Paul describes the impact clearly. "The weekly pulse plots engagement week over week. It gives managers insight into rises and dips tied to specific moments in time so they can dig into what was happening during that period."

Engagement as a Conversation Starter

The value of engagement data is not the number itself. It is the conversation it enables.

When a score stays flat, managers can check in to confirm whether it still reflects reality. When it dips, it opens the door to a meaningful discussion, sometimes about work and sometimes about life.

"Even when the cause isn't professional," Paul notes, "the conversation can take a meaningful turn toward being a caring, empathetic leader. You can acknowledge non-work hardships or celebrate personal wins that influence engagement."

Bobbie adds that engagement data brings both trust and focus into one-on-one conversations. "Instead of generic 'How's everything going?' check-ins, managers come in with context. They can see trends, patterns, and what matters most to that team member. That allows them to ask better questions, listen more intentionally, and connect in a much more human way."

Addressing Downward Trends with Confidence

For some managers, addressing a downward engagement trend can feel uncomfortable. Paul reframes that discomfort as opportunity.

"This tool is about relationship management," he explains. "You wouldn't close your eyes while approaching an obstruction in the road. Downward trends are opportunities to improve a team member's experience. They are simply a sign that there may be something to help with."

When leaders approach engagement with curiosity instead of fear, nervousness fades and meaningful support takes its place.

Recognition That Reinforces Culture

Engagement is not only about identifying challenges. It is also about reinforcing what is working.

Integrated recognition tools allow appreciation to happen in real time, tied directly to shared values and real work. These moments, both public and private, become part of daily culture rather than limited to annual award ceremonies.

"Recognition only works when it's timely, personal, and connected to real work," Bobbie explains. "HR can create the structure and tools, but leaders create the moments."

Peer recognition plays an equally important role. "It brings visibility to everyday wins leaders don't always see," Bobbie says. "It strengthens connection across teams and creates a culture where appreciation flows in all directions, not just top down."

Aligning Leadership to What Matters Most

One powerful feature of modern engagement tools is the ability for team members to indicate what matters most to them. That might be flexibility, growth, sense of purpose, collaboration, or recognition.

Paul emphasizes how transformative this visibility can be. "We often assume people are motivated by the same things we are," he says. "In reality, every person is a complex mix of drivers. Having that information allows managers to coach, motivate, and communicate in the most effective way for each individual."

When leadership conversations shift from generic coaching to personalized support, engagement becomes more than a metric. It becomes a leadership practice.

Leadership Sets the Tone

Real-time engagement tools only work when leaders model participation.

When executives complete their own pulse check-ins, reference engagement trends in meetings, and actively recognize team members, the message is clear.
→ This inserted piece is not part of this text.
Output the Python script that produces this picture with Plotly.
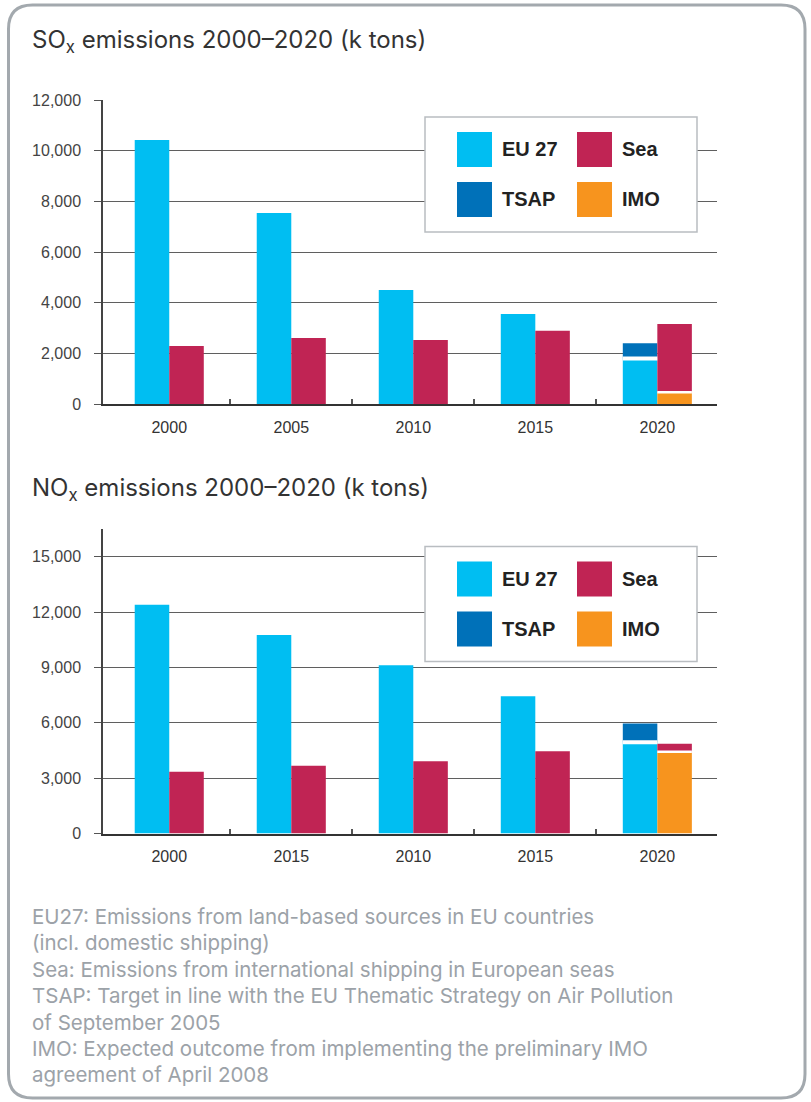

This is not surveillance. It is stewardship.

"Trust is the main guardrail," Bobbie emphasizes. "From day one, we are explicit that engagement data is not performance data. It is a conversation starter, not a scorecard. Leaders respond with curiosity, not judgment, and use trends as opportunities to support."

Paul reinforces that leadership consistency is what prevents engagement tools from becoming just another dashboard. "If executive leaders use this in their own check-ins, that practice cascades throughout the organization. Individual experiences improve through direct communication. When enough individual experiences improve, the collective improves as well."

Appreciation Beyond One Day

At scale, appreciation becomes a habit, not an event.

"It shows up in weekly check-ins, peer recognition, meaningful feedback, and leaders consistently asking, 'What do you need to do your best work?'" Bobbie says. "When appreciation is embedded into how we lead every day, celebration days simply amplify what is already happening."